__Extracted data__
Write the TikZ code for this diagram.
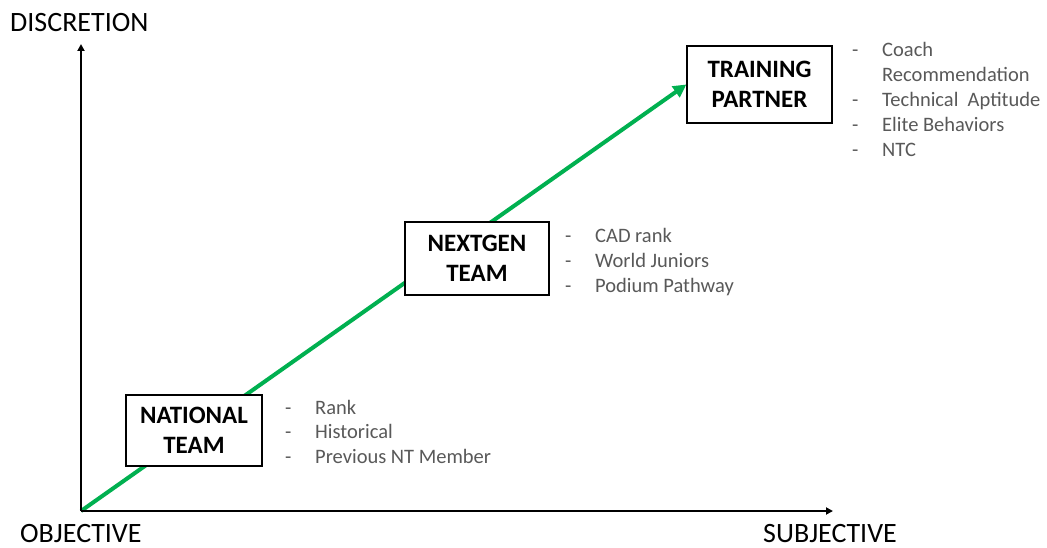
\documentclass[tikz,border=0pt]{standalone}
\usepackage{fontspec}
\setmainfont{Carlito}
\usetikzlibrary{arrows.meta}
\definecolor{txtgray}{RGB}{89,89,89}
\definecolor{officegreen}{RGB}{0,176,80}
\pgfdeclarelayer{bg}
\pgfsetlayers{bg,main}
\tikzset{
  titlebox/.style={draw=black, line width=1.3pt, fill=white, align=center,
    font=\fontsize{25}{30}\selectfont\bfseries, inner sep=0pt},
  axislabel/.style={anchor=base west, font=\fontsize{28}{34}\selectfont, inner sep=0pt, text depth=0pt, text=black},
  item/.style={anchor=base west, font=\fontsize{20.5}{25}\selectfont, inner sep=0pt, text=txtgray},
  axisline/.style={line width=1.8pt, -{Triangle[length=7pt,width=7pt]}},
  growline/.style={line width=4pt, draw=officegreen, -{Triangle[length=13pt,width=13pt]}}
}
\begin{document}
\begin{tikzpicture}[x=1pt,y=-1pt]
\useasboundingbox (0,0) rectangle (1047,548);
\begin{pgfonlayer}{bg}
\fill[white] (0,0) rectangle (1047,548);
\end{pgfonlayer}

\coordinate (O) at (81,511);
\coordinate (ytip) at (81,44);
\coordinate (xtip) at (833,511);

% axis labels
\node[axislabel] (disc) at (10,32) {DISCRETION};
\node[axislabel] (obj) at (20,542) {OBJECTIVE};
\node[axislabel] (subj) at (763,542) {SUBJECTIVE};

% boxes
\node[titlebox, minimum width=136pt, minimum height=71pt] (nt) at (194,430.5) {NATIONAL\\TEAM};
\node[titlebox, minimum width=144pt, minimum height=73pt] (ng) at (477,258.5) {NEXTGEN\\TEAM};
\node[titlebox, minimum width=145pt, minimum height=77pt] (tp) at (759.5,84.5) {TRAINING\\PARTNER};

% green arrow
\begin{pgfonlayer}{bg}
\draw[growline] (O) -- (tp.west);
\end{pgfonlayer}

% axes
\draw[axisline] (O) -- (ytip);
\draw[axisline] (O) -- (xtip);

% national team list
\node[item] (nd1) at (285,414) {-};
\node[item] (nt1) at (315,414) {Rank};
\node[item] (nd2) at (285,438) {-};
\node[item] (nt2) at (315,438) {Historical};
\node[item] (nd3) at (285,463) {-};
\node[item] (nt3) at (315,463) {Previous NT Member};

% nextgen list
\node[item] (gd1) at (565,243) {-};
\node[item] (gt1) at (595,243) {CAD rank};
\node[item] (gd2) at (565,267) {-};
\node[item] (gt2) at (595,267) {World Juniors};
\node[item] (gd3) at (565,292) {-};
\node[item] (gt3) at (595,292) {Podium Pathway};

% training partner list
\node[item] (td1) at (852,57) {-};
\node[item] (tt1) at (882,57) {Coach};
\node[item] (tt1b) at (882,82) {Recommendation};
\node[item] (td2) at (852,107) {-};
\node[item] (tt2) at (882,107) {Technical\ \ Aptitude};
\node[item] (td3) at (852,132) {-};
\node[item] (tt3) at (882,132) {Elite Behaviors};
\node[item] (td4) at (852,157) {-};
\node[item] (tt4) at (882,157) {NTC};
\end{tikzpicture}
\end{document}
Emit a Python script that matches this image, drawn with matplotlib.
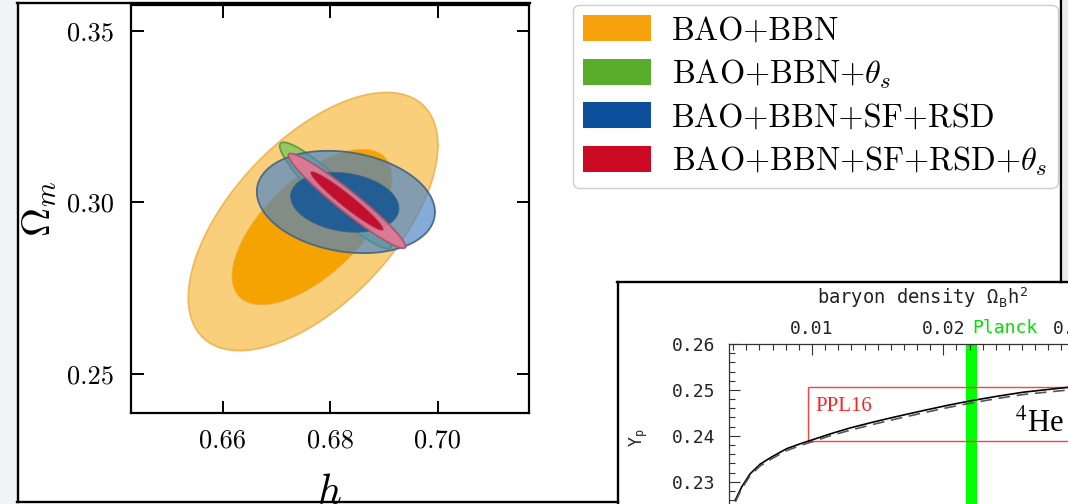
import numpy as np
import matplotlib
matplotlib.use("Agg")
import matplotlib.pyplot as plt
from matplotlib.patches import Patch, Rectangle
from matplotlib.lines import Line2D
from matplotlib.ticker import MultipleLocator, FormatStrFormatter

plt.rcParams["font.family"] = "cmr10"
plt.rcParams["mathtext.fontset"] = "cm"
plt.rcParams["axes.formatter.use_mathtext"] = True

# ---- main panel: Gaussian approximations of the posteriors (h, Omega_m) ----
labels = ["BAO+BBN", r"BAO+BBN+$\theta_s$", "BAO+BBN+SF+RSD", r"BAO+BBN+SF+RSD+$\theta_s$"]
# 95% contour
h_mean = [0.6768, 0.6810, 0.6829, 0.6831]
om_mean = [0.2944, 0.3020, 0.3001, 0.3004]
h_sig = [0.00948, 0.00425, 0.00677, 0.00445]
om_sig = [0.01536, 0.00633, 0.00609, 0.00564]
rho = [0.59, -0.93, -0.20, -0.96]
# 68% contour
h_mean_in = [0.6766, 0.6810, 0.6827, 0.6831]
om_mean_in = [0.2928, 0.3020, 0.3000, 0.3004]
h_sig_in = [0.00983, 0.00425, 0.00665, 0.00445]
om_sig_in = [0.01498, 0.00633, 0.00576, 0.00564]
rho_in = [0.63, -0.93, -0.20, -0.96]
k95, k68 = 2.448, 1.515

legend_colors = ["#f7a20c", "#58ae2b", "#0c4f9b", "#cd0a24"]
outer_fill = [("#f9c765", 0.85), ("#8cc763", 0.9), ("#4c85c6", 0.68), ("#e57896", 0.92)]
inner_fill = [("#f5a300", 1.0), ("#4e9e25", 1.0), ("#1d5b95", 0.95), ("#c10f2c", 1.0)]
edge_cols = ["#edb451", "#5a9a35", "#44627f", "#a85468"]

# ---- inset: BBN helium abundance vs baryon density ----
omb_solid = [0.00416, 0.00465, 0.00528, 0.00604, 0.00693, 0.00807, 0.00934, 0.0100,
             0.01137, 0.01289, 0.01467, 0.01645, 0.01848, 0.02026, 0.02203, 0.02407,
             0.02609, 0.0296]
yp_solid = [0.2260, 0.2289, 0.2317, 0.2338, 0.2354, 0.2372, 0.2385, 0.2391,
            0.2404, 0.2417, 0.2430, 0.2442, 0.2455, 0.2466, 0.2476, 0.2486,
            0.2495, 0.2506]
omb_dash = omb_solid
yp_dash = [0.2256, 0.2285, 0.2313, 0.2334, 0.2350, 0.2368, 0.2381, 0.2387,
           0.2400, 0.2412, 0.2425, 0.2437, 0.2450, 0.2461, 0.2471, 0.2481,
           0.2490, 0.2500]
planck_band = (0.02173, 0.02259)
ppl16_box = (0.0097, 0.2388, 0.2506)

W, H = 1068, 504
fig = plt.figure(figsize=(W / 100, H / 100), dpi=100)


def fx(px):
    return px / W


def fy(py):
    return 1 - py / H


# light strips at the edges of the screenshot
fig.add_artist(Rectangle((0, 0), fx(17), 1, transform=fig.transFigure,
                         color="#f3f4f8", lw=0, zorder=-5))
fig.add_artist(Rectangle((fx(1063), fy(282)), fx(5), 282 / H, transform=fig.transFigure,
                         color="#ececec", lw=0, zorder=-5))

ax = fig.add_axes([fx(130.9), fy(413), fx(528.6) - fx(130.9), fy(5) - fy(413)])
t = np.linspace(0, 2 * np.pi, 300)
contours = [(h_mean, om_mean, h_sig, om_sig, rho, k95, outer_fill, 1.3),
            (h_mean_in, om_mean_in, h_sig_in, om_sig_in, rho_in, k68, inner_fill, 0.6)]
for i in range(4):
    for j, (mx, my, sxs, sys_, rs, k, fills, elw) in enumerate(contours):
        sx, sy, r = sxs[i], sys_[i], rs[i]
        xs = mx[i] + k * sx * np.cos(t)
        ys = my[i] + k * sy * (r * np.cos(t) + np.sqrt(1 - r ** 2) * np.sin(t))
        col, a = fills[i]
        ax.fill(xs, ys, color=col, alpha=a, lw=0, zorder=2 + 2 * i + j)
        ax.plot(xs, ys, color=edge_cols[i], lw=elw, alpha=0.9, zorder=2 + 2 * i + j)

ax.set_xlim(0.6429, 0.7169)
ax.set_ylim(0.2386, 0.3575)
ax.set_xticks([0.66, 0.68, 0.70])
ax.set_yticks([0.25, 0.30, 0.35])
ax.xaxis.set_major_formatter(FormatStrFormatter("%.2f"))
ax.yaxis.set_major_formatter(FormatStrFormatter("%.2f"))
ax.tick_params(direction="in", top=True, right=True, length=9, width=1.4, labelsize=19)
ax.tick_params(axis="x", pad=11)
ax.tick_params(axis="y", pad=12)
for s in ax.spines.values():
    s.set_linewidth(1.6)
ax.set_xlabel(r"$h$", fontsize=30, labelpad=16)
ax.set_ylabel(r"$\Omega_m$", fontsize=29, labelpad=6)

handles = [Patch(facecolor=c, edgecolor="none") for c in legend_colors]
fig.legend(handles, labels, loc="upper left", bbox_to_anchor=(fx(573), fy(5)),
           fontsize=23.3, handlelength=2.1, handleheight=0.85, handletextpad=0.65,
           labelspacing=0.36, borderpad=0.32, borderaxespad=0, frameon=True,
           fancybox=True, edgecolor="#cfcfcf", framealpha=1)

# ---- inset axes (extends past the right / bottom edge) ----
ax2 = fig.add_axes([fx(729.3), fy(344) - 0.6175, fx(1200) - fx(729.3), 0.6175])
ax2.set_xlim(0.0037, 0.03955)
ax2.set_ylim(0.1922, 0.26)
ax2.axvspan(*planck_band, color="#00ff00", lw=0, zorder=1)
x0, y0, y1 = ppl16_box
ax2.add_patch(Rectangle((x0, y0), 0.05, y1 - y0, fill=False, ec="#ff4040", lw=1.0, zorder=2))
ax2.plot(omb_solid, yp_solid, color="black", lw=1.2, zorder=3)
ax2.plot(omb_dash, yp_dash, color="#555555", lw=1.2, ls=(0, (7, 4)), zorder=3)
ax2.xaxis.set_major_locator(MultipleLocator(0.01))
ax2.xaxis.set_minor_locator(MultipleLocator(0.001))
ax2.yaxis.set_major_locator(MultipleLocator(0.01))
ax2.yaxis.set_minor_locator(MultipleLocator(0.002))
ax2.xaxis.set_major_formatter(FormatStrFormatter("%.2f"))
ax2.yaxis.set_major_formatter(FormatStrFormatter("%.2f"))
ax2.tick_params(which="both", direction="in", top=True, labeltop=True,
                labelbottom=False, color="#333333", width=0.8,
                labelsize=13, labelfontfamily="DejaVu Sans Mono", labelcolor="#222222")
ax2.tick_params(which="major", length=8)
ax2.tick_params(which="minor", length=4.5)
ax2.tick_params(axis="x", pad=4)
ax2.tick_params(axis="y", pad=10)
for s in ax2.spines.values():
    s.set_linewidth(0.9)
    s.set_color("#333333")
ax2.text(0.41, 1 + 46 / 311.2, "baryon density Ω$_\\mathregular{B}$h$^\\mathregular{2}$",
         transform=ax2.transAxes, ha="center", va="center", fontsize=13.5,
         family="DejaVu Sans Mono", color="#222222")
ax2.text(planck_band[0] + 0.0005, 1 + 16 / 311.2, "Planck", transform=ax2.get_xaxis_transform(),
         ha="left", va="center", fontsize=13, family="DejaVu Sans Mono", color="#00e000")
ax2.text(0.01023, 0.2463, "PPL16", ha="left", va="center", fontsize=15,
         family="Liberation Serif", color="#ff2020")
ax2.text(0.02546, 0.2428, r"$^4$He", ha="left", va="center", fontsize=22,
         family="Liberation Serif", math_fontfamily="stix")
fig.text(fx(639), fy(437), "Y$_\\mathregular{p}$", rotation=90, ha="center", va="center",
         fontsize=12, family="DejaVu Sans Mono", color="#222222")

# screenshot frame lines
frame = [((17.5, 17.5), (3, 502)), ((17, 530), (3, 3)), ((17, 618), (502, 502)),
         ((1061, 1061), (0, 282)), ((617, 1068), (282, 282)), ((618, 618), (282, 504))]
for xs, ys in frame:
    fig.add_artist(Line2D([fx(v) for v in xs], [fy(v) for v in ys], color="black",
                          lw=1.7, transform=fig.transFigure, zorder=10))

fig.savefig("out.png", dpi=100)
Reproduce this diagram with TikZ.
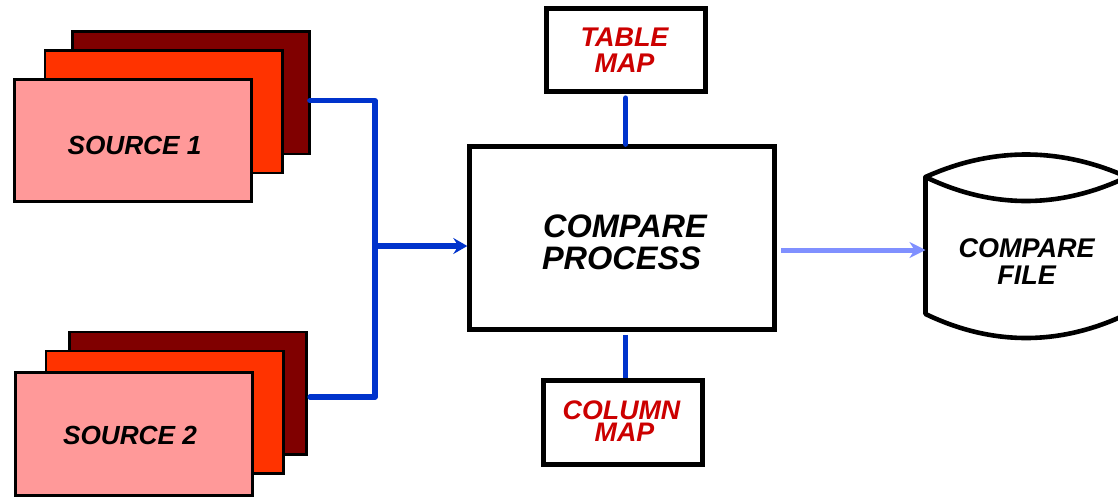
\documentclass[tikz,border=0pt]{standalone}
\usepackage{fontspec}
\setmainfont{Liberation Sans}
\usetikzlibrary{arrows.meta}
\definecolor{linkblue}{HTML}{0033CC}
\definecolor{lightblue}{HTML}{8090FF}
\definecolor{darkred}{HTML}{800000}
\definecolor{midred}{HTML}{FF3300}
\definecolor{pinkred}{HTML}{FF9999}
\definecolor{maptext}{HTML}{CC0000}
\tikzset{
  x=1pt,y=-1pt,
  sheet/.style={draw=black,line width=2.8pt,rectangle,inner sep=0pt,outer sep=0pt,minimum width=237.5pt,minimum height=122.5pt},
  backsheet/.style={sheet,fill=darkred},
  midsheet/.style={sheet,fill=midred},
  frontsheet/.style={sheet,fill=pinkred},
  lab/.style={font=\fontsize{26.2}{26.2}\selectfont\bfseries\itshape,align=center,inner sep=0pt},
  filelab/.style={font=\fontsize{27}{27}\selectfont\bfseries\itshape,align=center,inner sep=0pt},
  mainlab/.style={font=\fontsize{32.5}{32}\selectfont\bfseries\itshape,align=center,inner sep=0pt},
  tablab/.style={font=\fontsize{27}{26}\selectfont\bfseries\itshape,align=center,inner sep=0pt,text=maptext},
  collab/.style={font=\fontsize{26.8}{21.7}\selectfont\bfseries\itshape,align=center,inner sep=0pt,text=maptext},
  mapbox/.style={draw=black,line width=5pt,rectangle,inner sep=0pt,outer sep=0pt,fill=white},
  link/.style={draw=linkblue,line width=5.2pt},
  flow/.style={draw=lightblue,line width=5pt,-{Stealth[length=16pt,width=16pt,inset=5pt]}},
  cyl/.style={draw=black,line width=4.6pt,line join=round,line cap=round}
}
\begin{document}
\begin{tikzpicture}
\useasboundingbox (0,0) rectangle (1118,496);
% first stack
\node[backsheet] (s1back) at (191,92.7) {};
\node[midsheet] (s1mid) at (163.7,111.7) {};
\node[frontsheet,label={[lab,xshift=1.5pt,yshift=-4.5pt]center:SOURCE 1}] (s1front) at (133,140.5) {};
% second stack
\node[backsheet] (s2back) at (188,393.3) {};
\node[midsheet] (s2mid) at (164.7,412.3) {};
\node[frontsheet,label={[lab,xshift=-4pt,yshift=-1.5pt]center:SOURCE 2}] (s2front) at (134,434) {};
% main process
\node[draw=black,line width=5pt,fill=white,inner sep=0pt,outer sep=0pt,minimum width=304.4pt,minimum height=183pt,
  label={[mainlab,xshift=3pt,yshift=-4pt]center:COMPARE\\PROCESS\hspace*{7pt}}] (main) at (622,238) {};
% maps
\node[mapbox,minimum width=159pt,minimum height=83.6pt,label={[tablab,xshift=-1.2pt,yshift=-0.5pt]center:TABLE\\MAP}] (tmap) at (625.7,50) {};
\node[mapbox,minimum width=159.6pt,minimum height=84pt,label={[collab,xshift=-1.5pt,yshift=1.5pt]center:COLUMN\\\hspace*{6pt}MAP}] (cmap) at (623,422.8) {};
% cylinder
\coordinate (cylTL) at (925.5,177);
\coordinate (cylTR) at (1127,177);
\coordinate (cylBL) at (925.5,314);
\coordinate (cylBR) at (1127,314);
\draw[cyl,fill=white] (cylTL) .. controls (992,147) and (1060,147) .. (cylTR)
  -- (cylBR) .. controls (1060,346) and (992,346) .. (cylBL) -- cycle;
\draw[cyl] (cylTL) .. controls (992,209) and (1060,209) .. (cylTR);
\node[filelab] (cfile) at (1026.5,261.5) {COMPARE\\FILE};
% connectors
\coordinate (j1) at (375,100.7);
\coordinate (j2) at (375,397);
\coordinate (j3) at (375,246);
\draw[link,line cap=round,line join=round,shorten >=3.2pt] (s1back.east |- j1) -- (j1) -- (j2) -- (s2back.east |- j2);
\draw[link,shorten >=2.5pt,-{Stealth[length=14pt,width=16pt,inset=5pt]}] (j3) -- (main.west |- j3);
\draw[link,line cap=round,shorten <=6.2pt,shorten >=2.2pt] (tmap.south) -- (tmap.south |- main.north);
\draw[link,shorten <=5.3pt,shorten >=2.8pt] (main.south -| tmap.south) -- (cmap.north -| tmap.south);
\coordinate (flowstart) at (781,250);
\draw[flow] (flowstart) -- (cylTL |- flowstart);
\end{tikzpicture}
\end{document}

__What is asked__
Skip the pictures, please, and transcribe only the lines from the beginning of the material through the one that contains "(O) -- (xtip);".

__The output__
Write the TikZ code for this diagram.
\documentclass[tikz,border=0pt]{standalone}
\usepackage{fontspec}
\setmainfont{Carlito}
\usetikzlibrary{arrows.meta}
\definecolor{txtgray}{RGB}{89,89,89}
\definecolor{officegreen}{RGB}{0,176,80}
\pgfdeclarelayer{bg}
\pgfsetlayers{bg,main}
\tikzset{
  titlebox/.style={draw=black, line width=1.3pt, fill=white, align=center,
    font=\fontsize{25}{30}\selectfont\bfseries, inner sep=0pt},
  axislabel/.style={anchor=base west, font=\fontsize{28}{34}\selectfont, inner sep=0pt, text depth=0pt, text=black},
  item/.style={anchor=base west, font=\fontsize{20.5}{25}\selectfont, inner sep=0pt, text=txtgray},
  axisline/.style={line width=1.8pt, -{Triangle[length=7pt,width=7pt]}},
  growline/.style={line width=4pt, draw=officegreen, -{Triangle[length=13pt,width=13pt]}}
}
\begin{document}
\begin{tikzpicture}[x=1pt,y=-1pt]
\useasboundingbox (0,0) rectangle (1047,548);
\begin{pgfonlayer}{bg}
\fill[white] (0,0) rectangle (1047,548);
\end{pgfonlayer}

\coordinate (O) at (81,511);
\coordinate (ytip) at (81,44);
\coordinate (xtip) at (833,511);

% axis labels
\node[axislabel] (disc) at (10,32) {DISCRETION};
\node[axislabel] (obj) at (20,542) {OBJECTIVE};
\node[axislabel] (subj) at (763,542) {SUBJECTIVE};

% boxes
\node[titlebox, minimum width=136pt, minimum height=71pt] (nt) at (194,430.5) {NATIONAL\\TEAM};
\node[titlebox, minimum width=144pt, minimum height=73pt] (ng) at (477,258.5) {NEXTGEN\\TEAM};
\node[titlebox, minimum width=145pt, minimum height=77pt] (tp) at (759.5,84.5) {TRAINING\\PARTNER};

% green arrow
\begin{pgfonlayer}{bg}
\draw[growline] (O) -- (tp.west);
\end{pgfonlayer}

% axes
\draw[axisline] (O) -- (ytip);
\draw[axisline] (O) -- (xtip);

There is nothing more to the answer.